For wind, solar, and biomass technologies, the level of development called for with the proposed RPS comes with some uncertainty. For example, developers or grid operators may have to pay to build or upgrade long transmission lines from the remote areas with ample wind resources to the cities with significant demand. In this analysis, costs are assumed to increase as developers turn to more costly sites such as those with higher interconnection costs, higher land costs, or more difficult terrain. However, there is significant uncertainty about the actual cost increases that might occur, and these actual costs may be more or less than projected.
Wind and solar power development may also be constrained by its intermittent nature
which leads to the need for backup capacity to ensure that consumers’ need for electricity
can be met at all times. At regional penetration levels seen for wind in this analysis,
NEMS represents many of the most significant costs of accommodating wind
intermittency, including costs for additional firm system capacity, potential mismatch
between load and wind-production peaks, and lost revenue during periods of excess wind
production.
The solar resource development seen in this report would largely occur at the customer site, on the distribution rather than on the transmission system. Such a level of
penetration may have minor or significant effects on system cost and reliability, largely depending on localized concentration of installations and the pre-existing condition of local distribution systems.
As with wind, data suggest that there are sufficient biomass resources to fuel the increased biomass generation projected in the RPS case. However, currently there are very few coal plants that co-fire with biomass. To achieve the level of biomass co-firing called for in the RPS case, the infrastructure to reliably gather, process, and deliver the available biomass to coal plants would have to be developed.
Finally, EIA assumes the use of biomass gasification technology for dedicated biomass
generation plants. Based on current estimates, these plants trade off somewhat higher
capital costs for significantly improved efficiency compared to direct-combustion
technology, thus reducing operating costs. However, few commercial biomass
gasification operations currently exist, and capital costs for this technology are highly
uncertain.
As previously noted, almost half the States have adopted an RPS or similar renewable energy target policy. In addition, a number of States, particularly in the Northeast and Western United States, have taken initial steps to regulate carbon dioxide emissions. At the Federal level, key renewable energy subsidies are scheduled to expire within the next 2 years, and there are a number of proposals in Congress to establish national carbon dioxide emission legislation. The implementation of any combination of these policies would be expected to have a significant impact on renewable generation markets and
could significantly affect the cost of achieving the proposed RPS policy or the allocation of the compliance cost among affected parties.
Interaction with State RPS policy is discussed earlier in this report. If renewable
generation is seen as a cost-effective means of reducing carbon dioxide emissions, the cost of new renewable generation might be allocated between the RPS credit price and the cost of achieving the carbon dioxide regulation, reducing the apparent standalone cost of one or both programs, but not reducing total costs.
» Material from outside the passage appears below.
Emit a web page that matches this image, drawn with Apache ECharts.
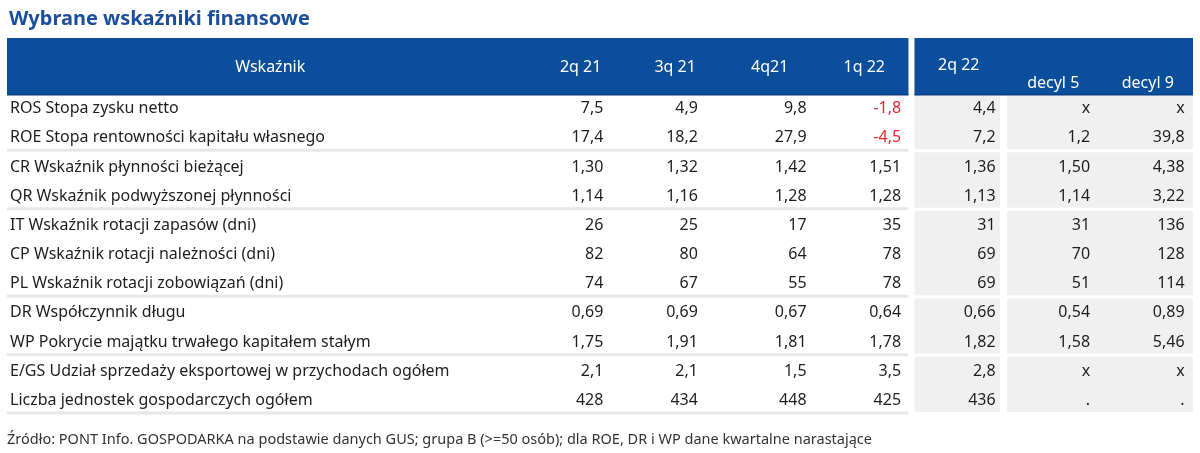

If the renewable generation targets in this proposal exceed the cost-effective renewable mix of future carbon dioxide
regulations, then this proposal might increase the cost of carbon dioxide reductions
relative to a standalone carbon dioxide policy, while at the same time transferring some of the cost from the carbon dioxide program to the RPS program. The extension of direct or indirect government subsidies for renewable energy, such as the PTC for wind,
biomass, and geothermal or the ITC for solar, would likely reduce the apparent cost of RPS compliance by transferring a significant component of that cost to government
budgets rather than electricity producers and consumers.